Illinois Manufacturers’ Association President Mark Denzler termed the package “a very good step forward.” Some further discussions are necessary, he added, but the plan if approved will help Illinois compete for the type of facilities that have been going elsewhere.
The centerpiece of Pritzker’s plan is a refundable state income tax credit of 75% or 100% of withholding from workers at electricity manufacturing and supply plants, for up to 15 years. The larger, 100% figure would apply to newly hired workers at a facility located in an “underserved area” of the state.
Belvidere, the South Side Ford Plant and Normal all are located in underserved areas.
Companies also would get refundable credits of 25% or 50% of withholding from current workers if a minimum number of net new employees was added.

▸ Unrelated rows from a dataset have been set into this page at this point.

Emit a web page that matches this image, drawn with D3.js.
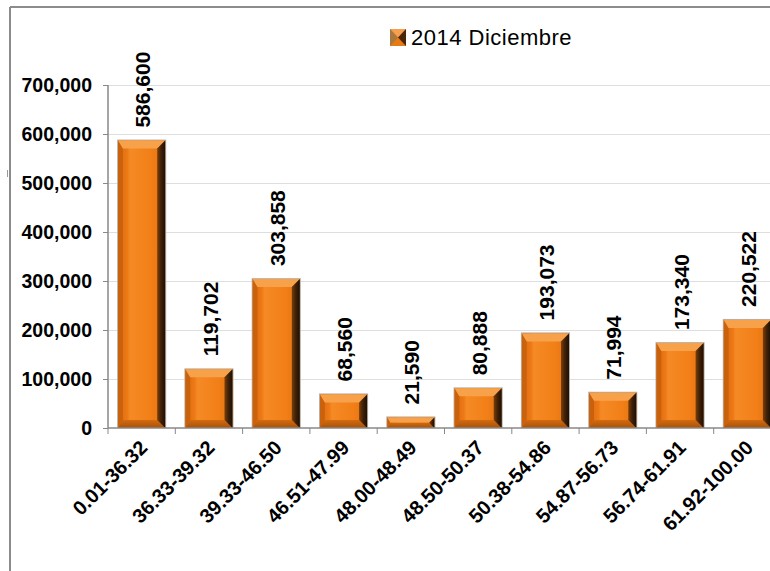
<!DOCTYPE html>
<html><head><meta charset="utf-8">
<script src="https://cdn.jsdelivr.net/npm/d3@7"></script>
<style>body{margin:0;background:#fff}svg{display:block}</style>
</head><body>
<script>
const categories = ["0.01-36.32","36.33-39.32","39.33-46.50","46.51-47.99","48.00-48.49","48.50-50.37","50.38-54.86","54.87-56.73","56.74-61.91","61.92-100.00"];
const values = [586600,119702,303858,68560,21590,80888,193073,71994,173340,220522];
const yTicks = [0,100000,200000,300000,400000,500000,600000,700000];
const seriesName = "2014 Diciembre";

const W = 770, H = 571;
const svg = d3.select("body").append("svg").attr("width", W).attr("height", H);
const defs = svg.append("defs");

const x = d3.scaleBand().domain(categories).range([108, 781]).paddingInner(0.3).paddingOuter(0.15);
const y = d3.scaleLinear().domain([0, 700000]).range([428, 85]);
const fmt = d3.format(",");
const FONT = "Liberation Sans, Arial, sans-serif";

// frame
svg.append("line").attr("x1",10).attr("x2",10).attr("y1",7).attr("y2",H).attr("stroke","#8c8c8c").attr("stroke-width",2);
svg.append("line").attr("x1",10).attr("x2",W).attr("y1",7).attr("y2",7).attr("stroke","#8c8c8c").attr("stroke-width",2);
svg.append("line").attr("x1",7.5).attr("x2",7.5).attr("y1",170).attr("y2",177).attr("stroke","#999").attr("stroke-width",1);

// gridlines
svg.append("g").selectAll("line").data(yTicks.slice(1)).join("line")
  .attr("x1",108).attr("x2",W).attr("y1",d=>Math.round(y(d))+0.5).attr("y2",d=>Math.round(y(d))+0.5)
  .attr("stroke","#dedede").attr("stroke-width",1);

// gradients
const gFace = defs.append("linearGradient").attr("id","face").attr("x1","0").attr("x2","1").attr("y1","0").attr("y2","0");
[[0,"#d96a10"],[0.2,"#ee7a16"],[0.25,"#f58a24"],[0.7,"#f27f18"],[1,"#e0700f"]].forEach(s=>gFace.append("stop").attr("offset",s[0]).attr("stop-color",s[1]));
const gRight = defs.append("linearGradient").attr("id","right").attr("x1","0").attr("x2","1").attr("y1","0").attr("y2","0");
[[0,"#7a3e08"],[0.5,"#3e2008"],[1,"#1a1006"]].forEach(s=>gRight.append("stop").attr("offset",s[0]).attr("stop-color",s[1]));
const gBot = defs.append("linearGradient").attr("id","bot").attr("x1","0").attr("x2","0").attr("y1","0").attr("y2","1");
[[0,"#d26a10"],[1,"#a85208"]].forEach(s=>gBot.append("stop").attr("offset",s[0]).attr("stop-color",s[1]));

// bars
const bw = x.bandwidth();
const bars = svg.append("g");
categories.forEach((c,i)=>{
  const x0 = x(c), x1 = x0 + bw, y0 = y(values[i]), y1 = y(0);
  const h = y1 - y0;
  const b = Math.min(8, h/2);
  const g = bars.append("g");
  g.append("rect").attr("x",x0-1).attr("y",y0-1).attr("width",bw+2).attr("height",h+1).attr("fill","#b9b0a8");
  g.append("rect").attr("x",x0).attr("y",y0).attr("width",bw).attr("height",h).attr("fill","url(#face)");
  g.append("polygon").attr("points",[[x0,y0],[x0+b*0.6,y0+b],[x0+b*0.6,y1-b],[x0,y1]].join(" ")).attr("fill","#c9610d");
  g.append("polygon").attr("points",[[x0,y0],[x1,y0],[x1-b,y0+b],[x0+b*0.6,y0+b]].join(" ")).attr("fill","#f7a24a");
  g.append("polygon").attr("points",[[x0,y1],[x0+b*0.6,y1-b],[x1-b,y1-b],[x1,y1]].join(" ")).attr("fill","url(#bot)");
  g.append("polygon").attr("points",[[x1,y0],[x1,y1],[x1-b,y1-b],[x1-b,y0+b]].join(" ")).attr("fill","url(#right)");
});

// axes
const yAxis = svg.append("g").attr("transform","translate(108,0)")
  .call(d3.axisLeft(y).tickValues(yTicks).tickFormat(fmt).tickSize(5).tickPadding(11));
yAxis.select(".domain").attr("stroke","#888").attr("stroke-width",1.5).attr("d","M0,85V428");
yAxis.selectAll(".tick line").attr("stroke","#888");
yAxis.selectAll("text").attr("font-family",FONT).attr("font-weight","bold").attr("font-size",19.5).attr("fill","#000");

const xAxis = svg.append("g").attr("transform","translate(0,428)")
  .call(d3.axisBottom(x).tickSize(0).tickPadding(0));
xAxis.select(".domain").attr("stroke","#888").attr("stroke-width",1.5).attr("d","M108,0H"+W);
xAxis.selectAll(".tick text")
  .attr("font-family",FONT).attr("font-weight","bold").attr("font-size",20).attr("fill","#000")
  .attr("text-anchor","end").attr("dy","0.35em")
  .attr("transform","translate(2,16) rotate(-45)");
svg.append("g").selectAll("line").data(categories).join("line")
  .attr("x1",d=>x(d)-x.step()*x.paddingOuter()).attr("x2",d=>x(d)-x.step()*x.paddingOuter())
  .attr("y1",428).attr("y2",434).attr("stroke","#888");

// value labels
svg.append("g").selectAll("text").data(categories).join("text")
  .attr("transform",(d,i)=>`translate(${x(d)+bw/2+1},${y(values[i])-13}) rotate(-90)`)
  .attr("dy","0.36em").attr("text-anchor","start")
  .attr("font-family",FONT).attr("font-weight","bold").attr("font-size",21)
  .text((d,i)=>fmt(values[i]));

// legend
const lg = svg.append("g").attr("transform","translate(390,29)");
lg.append("rect").attr("width",16).attr("height",17).attr("fill","#e87a14");
lg.append("polygon").attr("points","0,0 16,0 8,8.5").attr("fill","#f4a050");
lg.append("polygon").attr("points","16,0 16,17 8,8.5").attr("fill","#4a2508");
lg.append("polygon").attr("points","0,0 0,17 8,8.5").attr("fill","#a8783f");
lg.append("text").attr("x",21).attr("y",16).attr("font-family",FONT).attr("font-size",22).attr("letter-spacing",0.5).attr("fill","#000").text(seriesName);
</script>
</body></html>
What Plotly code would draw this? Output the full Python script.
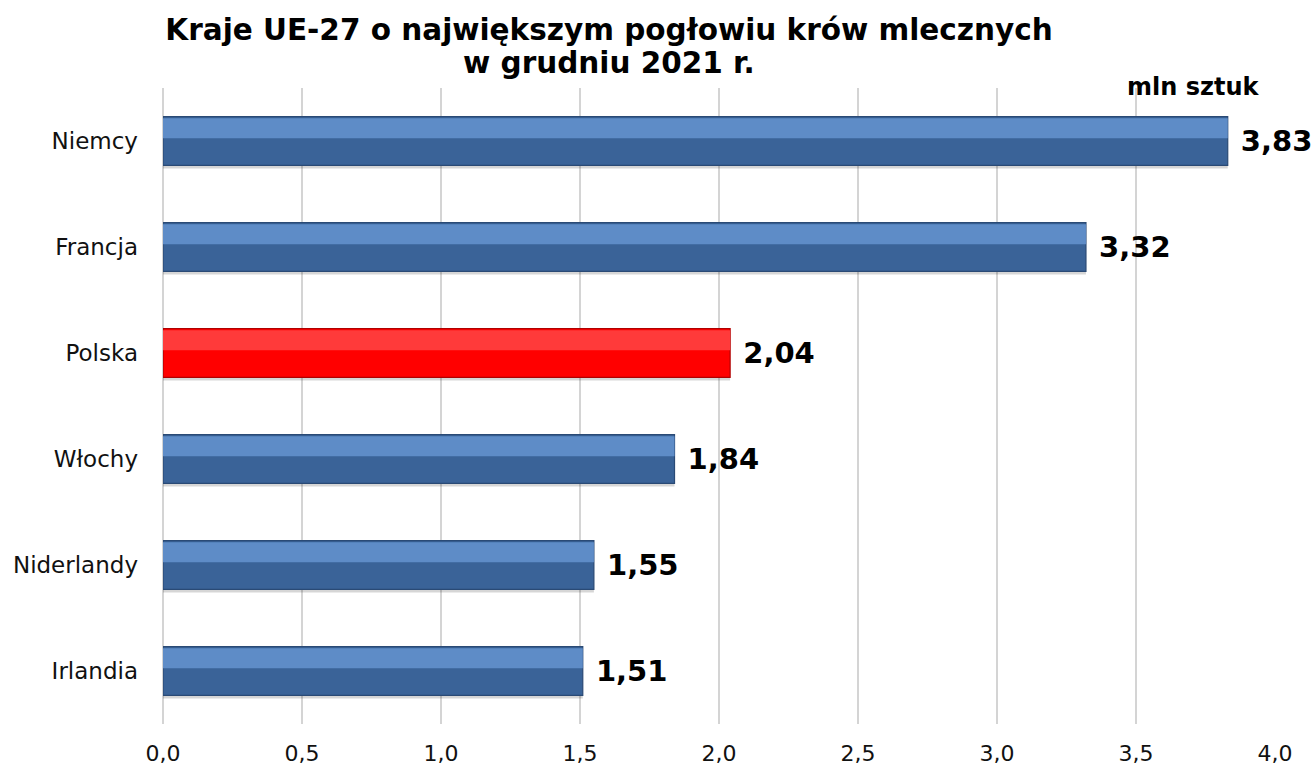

For a large manufacturer, that would be at least 500 new jobs created over a 60-month period, paired with a capital investment of at least $1.5 billion.
• Training costs would be eligible for an income-tax credit, 25% in some cases and 50% in underserved areas.
• A sales tax exemption would be granted to qualifying companies on their purchase of building materials. They’d also be exempt from state utility taxes on electricity and natural gas.
• Half to 75% of taxes on wages of construction workers who build EV facilities would be waived.
• The state will establish a tax force to study ways to expedite permits, and promises to prioritize any needed road construction.
Asked directly if the incentives are enough for Illinois to compete, Manar replied, “That will be determined.” He added, “We listened to the stakeholders.”
Credit recipients would have to report on diversity in hiring and on their board composition, and outline a plan to boost hiring of minorities.
One thing not in the package is relief from local property taxes. Sources say Chicago Mayor Lori Lightfoot objected to doing that at a time when she’s raising property taxes to pay for pension costs.
That possible break will have to be “the subject of broader discussion,” Manar said.
As is the case with the incentives for data farms that Pritzker pushed through the Legislature, the EV package would require contractors building electric-vehicle facilities to reach labor peace agreements with local unions. But there is nothing in the package now that would apply to people who work in the plant after construction.
The manufacturers’ Denzler said he’d like to see both property-tax relief and something to lower utility bills in the package. The latter is particularly important to battery manufacturers such as Samsung that have high power demands in the manufacturing process.